Shropshire Star

Shropshire Star comment: Credit to the supermarket workers

We have been clapping for carers, but if we have not been careful we have been breathing on supermarket workers.

Published
Tape marking out 2 metre sections on the floor to implement social distancing measures at a Tesco store

Throughout this crisis people have just been getting on with their work to make sure, so far as the present circumstances allow, the wheels of society keep on turning.

Those in the supermarkets are not on the NHS front line, but they are on a different sort of front line, interacting with the public in their hundreds and thousands every day.

Barriers and other measures have been put in place to try to help ensure their safety, but the very fact that they are dealing with so many people rather than staying at home must surely increase the risk factor.
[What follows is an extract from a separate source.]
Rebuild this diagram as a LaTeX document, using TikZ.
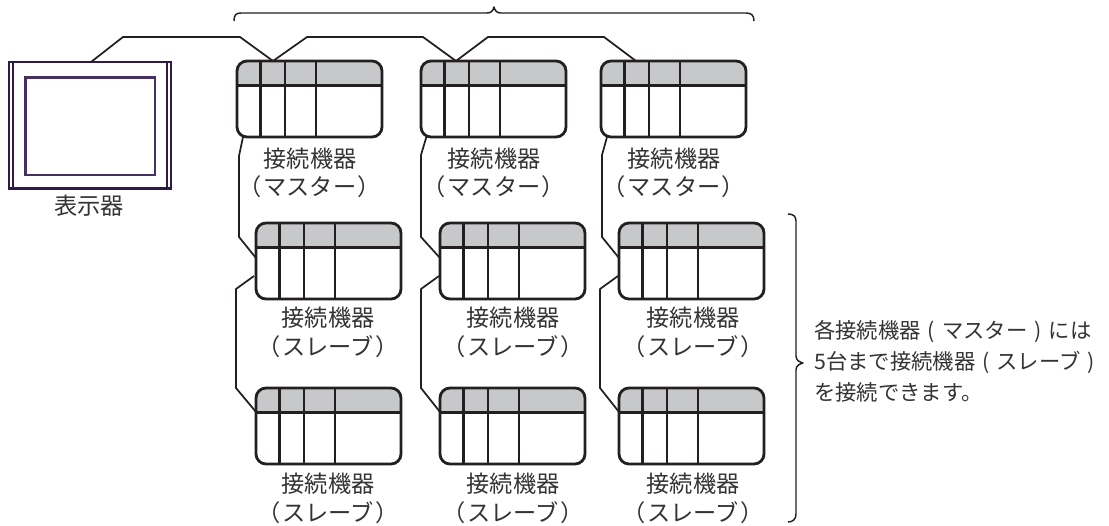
\documentclass[tikz,border=0pt]{standalone}
\usepackage{fontspec}
\setmainfont{Noto Sans CJK JP}
\definecolor{ink}{HTML}{231F20}
\definecolor{txt}{HTML}{333333}
\definecolor{band}{HTML}{C6C8CA}
\definecolor{frame}{HTML}{2E1A47}
\definecolor{framein}{HTML}{45305F}
\tikzset{
  x=0.75pt,y=-0.75pt,
  boxline/.style={draw=ink,line width=2.1pt},
  cellline/.style={draw=ink,line width=1.8pt},
  wire/.style={draw=ink,line width=1.3pt,line join=round},
  brace/.style={draw=ink,line width=1.1pt,line join=round},
  devshape/.style={rectangle,minimum width=108.75pt,minimum height=57pt,inner sep=0pt,outer sep=0pt},
  lbl/.style={font=\fontsize{17.4}{20}\selectfont,text=txt,inner sep=0pt,anchor=center},
  note/.style={font=\fontsize{16}{18}\selectfont,text=txt,inner sep=0pt,anchor=west},
}
\newcommand{\notegap}{\hspace{5.25pt}}
\newcommand{\lblgap}{\kern1.1pt{}}
% name, left x, top y
\newcommand{\devbox}[3]{%
  \node[devshape,anchor=north west] (#1) at (#2,#3) {};
  \begin{scope}[shift={(#2,#3)}]
    \begin{scope}
      \clip (0,0) rectangle (145,24.5);
      \fill[band,rounded corners=7.5pt] (0,0) rectangle (145,76);
    \end{scope}
    \draw[cellline] (0,24.5) -- (145,24.5);
    \draw[cellline] (23.5,0) -- (23.5,76);
    \draw[cellline] (48,0) -- (48,76);
    \draw[cellline] (79,0) -- (79,76);
    \draw[boxline,rounded corners=7.5pt] (0,0) rectangle (145,76);
  \end{scope}}
\begin{document}
\begin{tikzpicture}
\useasboundingbox (0,0) rectangle (1109,525);
\fill[white] (0,0) rectangle (1109,525);

% display
\node[rectangle,minimum width=121.5pt,minimum height=95.25pt,inner sep=0pt,outer sep=0pt,anchor=north west] (disp) at (9,62) {};
\draw[frame,line width=1.3pt] (9,62) rectangle (171,189);
\draw[frame,line width=2pt] (9,62) -- (171,62) (9,188.5) -- (171,188.5);
\draw[frame,line width=1pt] (13,62) -- (13,189) (167,62) -- (167,189);
\draw[framein,line width=2.2pt] (25.5,77.5) rectangle (155,175);
\node[lbl] (dispL) at (89,206) {表示器};

% devices
\devbox{m1}{237}{61}
\devbox{m2}{421}{61}
\devbox{m3}{601}{61}
\devbox{sa1}{256}{223}
\devbox{sa2}{440}{223}
\devbox{sa3}{619}{223}
\devbox{sb1}{256}{388}
\devbox{sb2}{440}{388}
\devbox{sb3}{619}{388}

% labels
\node[lbl] (m1a) at (310,159) {接続機器};
\node[lbl] (m1b) at (310,187) {（\lblgap マスター\lblgap ）};
\node[lbl] (m2a) at (494,159) {接続機器};
\node[lbl] (m2b) at (494,187) {（\lblgap マスター\lblgap ）};
\node[lbl] (m3a) at (674,159) {接続機器};
\node[lbl] (m3b) at (674,187) {（\lblgap マスター\lblgap ）};
\node[lbl] (sa1a) at (328,318) {接続機器};
\node[lbl] (sa1b) at (328,347) {（\lblgap スレーブ\lblgap ）};
\node[lbl] (sa2a) at (513,318) {接続機器};
\node[lbl] (sa2b) at (513,347) {（\lblgap スレーブ\lblgap ）};
\node[lbl] (sa3a) at (693,318) {接続機器};
\node[lbl] (sa3b) at (693,347) {（\lblgap スレーブ\lblgap ）};
\node[lbl] (sb1a) at (328,484) {接続機器};
\node[lbl] (sb1b) at (328,513) {（\lblgap スレーブ\lblgap ）};
\node[lbl] (sb2a) at (513,484) {接続機器};
\node[lbl] (sb2b) at (513,513) {（\lblgap スレーブ\lblgap ）};
\node[lbl] (sb3a) at (693,484) {接続機器};
\node[lbl] (sb3b) at (693,513) {（\lblgap スレーブ\lblgap ）};

% bus along the top
\draw[wire] ([xshift=61.5pt]disp.north west) -- (123,37) -- (240,37) -- ([xshift=27pt]m1.north west)
  -- (307,37) -- (423,37) -- ([xshift=26.25pt]m2.north west)
  -- (488,37) -- (604,37) -- ([xshift=26.25pt]m3.north west);

% master to first slave
\draw[wire] ([xshift=4.5pt]m1.south west) -- (239,156) -- (239,237) -- ([yshift=2.25pt]sa1.west);
\draw[wire] ([xshift=4pt]m2.south west) -- (421,155) -- (421,237) -- ([yshift=2.25pt]sa2.west);
\draw[wire] ([xshift=4.5pt]m3.south west) -- (602,155) -- (602,237) -- ([yshift=2.25pt]sa3.west);
% first slave to second slave
\draw[wire] ([xshift=-1.5pt,yshift=-11.25pt]sa1.west) -- (236,289) -- (236,388) -- ([yshift=10.5pt]sb1.west);
\draw[wire] ([xshift=-0.75pt,yshift=-11.25pt]sa2.west) -- (421,289) -- (421,388) -- ([yshift=10.5pt]sb2.west);
\draw[wire] ([xshift=-0.75pt,yshift=-11.25pt]sa3.west) -- (600,289) -- (600,388) -- ([yshift=10.5pt]sb3.west);

% braces
\draw[brace] (234,21) .. controls (234,15) and (236,13) .. (241,13) -- (487,13) .. controls (491,13) and (493,11) .. (494,7) .. controls (495,11) and (497,13) .. (501,13) -- (746,13) .. controls (751,13) and (754,15) .. (754,21);
\draw[brace] (788,214) .. controls (793,214) and (796,216) .. (796,221) -- (796,356) .. controls (796,360) and (799,362) .. (803,363) .. controls (799,364) and (796,366) .. (796,370) -- (796,514) .. controls (796,519) and (793,522) .. (788,522);

% note
\node[note] (n1) at (814,332) {各接続機器\notegap (\notegap マスター\notegap )\notegap には};
\node[note] (n2) at (814,362) {5台まで接続機器\notegap (\notegap スレーブ\notegap )};
\node[note] (n3) at (814,392) {を接続できます。};
\end{tikzpicture}
\end{document}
Today we shine an appreciative spotlight on some of their number. Tuffins Supermarket at Craven Arms has been doing its bit, adapting its methods to ensure safety for all, rising to the challenges, and going the extra mile for the vulnerable by offering a home delivery service designed to help those who are self-isolating.

Tuffins is just one example. Everywhere you look stores, whether they are the big supermarkets or the little corner shops, are doing praiseworthy work. And let us not forget that working on the till or stacking shelves are not the highest paid of jobs.
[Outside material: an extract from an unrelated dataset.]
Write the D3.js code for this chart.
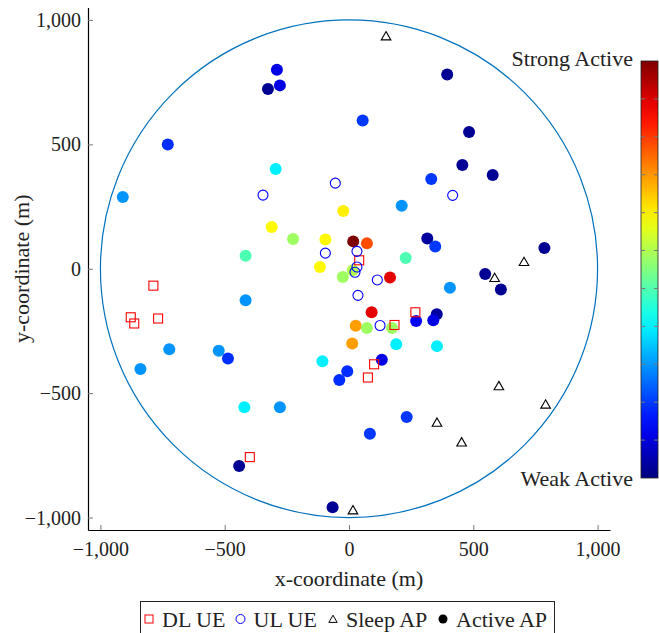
<!DOCTYPE html>
<html>
<head>
<meta charset="utf-8">
<script src="https://cdn.jsdelivr.net/npm/d3@7"></script>
<style>
  body { margin: 0; background: #fff; }
  svg text { font-family: "Liberation Serif", "Times New Roman", "DejaVu Serif", serif; fill: #222; }
</style>
</head>
<body>
<div id="viz"></div>
<script>
// Datos (metros)
const activeX = [-290, -278, -326, -729, -910, -295, -311, -225, -95, -416, -117, 395, 55, 483, 456, 578, 331, 212, -23, 17, 72, 315, 347, 786, 228, 15, -25, 165, 548, 611, 406, 91, 353, 270, 339, 27, 72, 173, 13, 190, 354, 132, -7, -39, 232, 84, -66, -416, -723, -524, -487, -839, -107, -421, -278, -442];
const activeY = [800, 737, 722, 499, 288, 401, 168, 120, 118, 52, 7, 781, 596, 550, 417, 377, 361, 253, 232, 110, 102, 122, 89, 83, 43, -6, -33, -35, -21, -83, -76, -175, -183, -210, -207, -229, -238, -238, -300, -303, -311, -366, -412, -447, -596, -663, -959, -127, -324, -330, -361, -403, -372, -557, -557, -793];
const activeLevel = [0.1, 0.1, 0.02, 0.17, 0.27, 0.36, 0.63, 0.53, 0.63, 0.45, 0.63, 0.02, 0.18, 0.02, 0.02, 0.02, 0.18, 0.27, 0.64, 1.0, 0.8, 0.03, 0.18, 0.02, 0.45, 0.55, 0.53, 0.9, 0.02, 0.02, 0.27, 0.9, 0.03, 0.12, 0.1, 0.72, 0.53, 0.53, 0.72, 0.36, 0.36, 0.1, 0.17, 0.17, 0.18, 0.18, 0.02, 0.27, 0.27, 0.27, 0.17, 0.27, 0.36, 0.36, 0.27, 0.02];

const dlX = [41, -787, -878, -864, -768, 267, 183, 101, 76, -399];
const dlY = [34, -68, -195, -220, -200, -175, -226, -384, -437, -757];

const ulX = [-346, -95, -55, 417, 32, 32, 24, 114, 36, 125];
const ulY = [296, 63, 344, 295, 70, 7, -14, -45, -107, -228];

const sleepX = [149, 704, 586, 603, 791, 354, 453, 16];
const sleepY = [935, 28, -36, -471, -545, -618, -697, -970];

const ticks = [-1000, -500, 0, 500, 1000];
const cbTicks = d3.range(1, 11).map(d => d / 11);
const legendItems = ['DL UE', 'UL UE', 'Sleep AP', 'Active AP'];

const W = 659, H = 633;
const svg = d3.select('#viz').append('svg').attr('width', W).attr('height', H);

const x = d3.scaleLinear().domain([-1050, 1050]).range([88, 610]);
const y = d3.scaleLinear().domain([-1050, 1050]).range([530, 7.5]);

// colormap jet
const jet = d3.scaleLinear()
  .domain([0, 0.125, 0.375, 0.625, 0.875, 1])
  .range(['#00007f', '#0000ff', '#00ffff', '#ffff00', '#ff0000', '#7f0000'])
  .interpolate(d3.interpolateRgb);

// ejes
const fmt = d3.format(',');
const gx = svg.append('g').attr('transform', 'translate(0,530)')
  .call(d3.axisBottom(x).tickValues(ticks).tickFormat(fmt).tickSizeInner(-5).tickSizeOuter(0).tickPadding(9));
const gy = svg.append('g').attr('transform', 'translate(88,0)')
  .call(d3.axisLeft(y).tickValues(ticks).tickFormat(fmt).tickSizeInner(-5).tickSizeOuter(0).tickPadding(7));
[gx, gy].forEach(g => {
  g.select('.domain').attr('stroke', '#000').attr('stroke-width', 1.2);
  g.selectAll('.tick line').attr('stroke', '#777');
  g.selectAll('.tick text').attr('font-size', 20).attr('fill', '#333')
    .attr('font-family', '"Liberation Serif", serif');
});
gx.selectAll('.tick text').attr('dy', '0.85em');
gy.selectAll('.tick text').attr('dy', '0.33em');

svg.append('text').attr('x', x(0)).attr('y', 586).attr('text-anchor', 'middle')
  .attr('font-size', 22).text('x-coordinate (m)');
svg.append('text').attr('transform', 'translate(29,' + y(0) + ') rotate(-90)')
  .attr('text-anchor', 'middle').attr('font-size', 22).text('y-coordinate (m)');

// círculo de cobertura
svg.append('ellipse')
  .attr('cx', x(0)).attr('cy', y(0))
  .attr('rx', x(1000) - x(0)).attr('ry', y(0) - y(1000))
  .attr('fill', 'none').attr('stroke', '#0072BD').attr('stroke-width', 1.2);

const active = activeX.map((d, i) => ({x: d, y: activeY[i], v: activeLevel[i]}));
const dl = dlX.map((d, i) => ({x: d, y: dlY[i]}));
const ul = ulX.map((d, i) => ({x: d, y: ulY[i]}));
const sleep = sleepX.map((d, i) => ({x: d, y: sleepY[i]}));

svg.append('g').selectAll('circle').data(active).enter().append('circle')
  .attr('cx', d => x(d.x)).attr('cy', d => y(d.y)).attr('r', 6)
  .attr('fill', d => jet(d.v));

const tri = d3.symbol().type(d3.symbolTriangle).size(40);
svg.append('g').selectAll('path').data(sleep).enter().append('path')
  .attr('d', tri).attr('transform', d => 'translate(' + x(d.x) + ',' + (y(d.y) + 1) + ')')
  .attr('fill', 'none').attr('stroke', '#000').attr('stroke-width', 1.1);

svg.append('g').selectAll('rect').data(dl).enter().append('rect')
  .attr('x', d => x(d.x) - 4.5).attr('y', d => y(d.y) - 4.5).attr('width', 9).attr('height', 9)
  .attr('fill', 'none').attr('stroke', '#ff0000').attr('stroke-width', 1.1);

svg.append('g').selectAll('circle').data(ul).enter().append('circle')
  .attr('cx', d => x(d.x)).attr('cy', d => y(d.y)).attr('r', 5)
  .attr('fill', 'none').attr('stroke', '#0000ff').attr('stroke-width', 1.1);

// barra de color
const cb = {x: 641, y: 61, w: 17, h: 417};
const grad = svg.append('defs').append('linearGradient').attr('id', 'jetgrad')
  .attr('x1', 0).attr('y1', 1).attr('x2', 0).attr('y2', 0);
d3.range(0, 1.0001, 0.05).forEach(t => {
  grad.append('stop').attr('offset', t).attr('stop-color', jet(t));
});
svg.append('rect').attr('x', cb.x).attr('y', cb.y).attr('width', cb.w).attr('height', cb.h)
  .attr('fill', 'url(#jetgrad)').attr('stroke', '#222').attr('stroke-width', 0.8);
const cbScale = d3.scaleLinear().domain([0, 1]).range([cb.y + cb.h, cb.y]);
svg.append('g').selectAll('line.l').data(cbTicks).enter().append('line')
  .attr('x1', cb.x).attr('x2', cb.x + 4).attr('y1', d => cbScale(d)).attr('y2', d => cbScale(d))
  .attr('stroke', '#777');
svg.append('g').selectAll('line.r').data(cbTicks).enter().append('line')
  .attr('x1', cb.x + cb.w - 4).attr('x2', cb.x + cb.w).attr('y1', d => cbScale(d)).attr('y2', d => cbScale(d))
  .attr('stroke', '#777');

svg.append('text').attr('x', 633).attr('y', 66).attr('text-anchor', 'end').attr('font-size', 22).text('Strong Active');
svg.append('text').attr('x', 633).attr('y', 486).attr('text-anchor', 'end').attr('font-size', 22).text('Weak Active');

// leyenda
const lg = svg.append('g');
lg.append('rect').attr('x', 140.5).attr('y', 601.5).attr('width', 414).attr('height', 40)
  .attr('fill', '#fff').attr('stroke', '#222').attr('stroke-width', 1);
const lgPos = [149, 240.5, 333, 443];
legendItems.forEach((name, i) => {
  const cx = lgPos[i], cy = 619;
  if (i === 0) lg.append('rect').attr('x', cx - 4).attr('y', cy - 4).attr('width', 8).attr('height', 8)
    .attr('fill', 'none').attr('stroke', '#ff0000');
  if (i === 1) lg.append('circle').attr('cx', cx).attr('cy', cy).attr('r', 4.5)
    .attr('fill', 'none').attr('stroke', '#0000ff');
  if (i === 2) lg.append('path').attr('d', d3.symbol().type(d3.symbolTriangle).size(30))
    .attr('transform', 'translate(' + cx + ',' + (cy + 1) + ')').attr('fill', 'none').attr('stroke', '#000');
  if (i === 3) lg.append('circle').attr('cx', cx).attr('cy', cy).attr('r', 4.5).attr('fill', '#000');
  lg.append('text').attr('x', cx + 13).attr('y', 627).attr('font-size', 22).text(name);
});
</script>
</body>
</html>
Their work has not had the high profile of that of NHS workers who are regarded as modern heroes. There is a danger that we could come to take what they are doing for granted. After all, going shopping is a normal activity, in normal times of course, while going into hospital with coronavirus is not.

However there are many signs that their efforts are not being overlooked, and that customers really appreciate what shop workers are doing and will continue to remember how they rose to the occasion after we have finally come through the crisis.

May they continue to show their appreciation in a manner which really counts for shopkeepers, but keeping up their custom.

Napoleon is famously alleged to have sneered that Britain is a nation of shopkeepers.

Well, if that is so, they, and their workers, have done us all proud.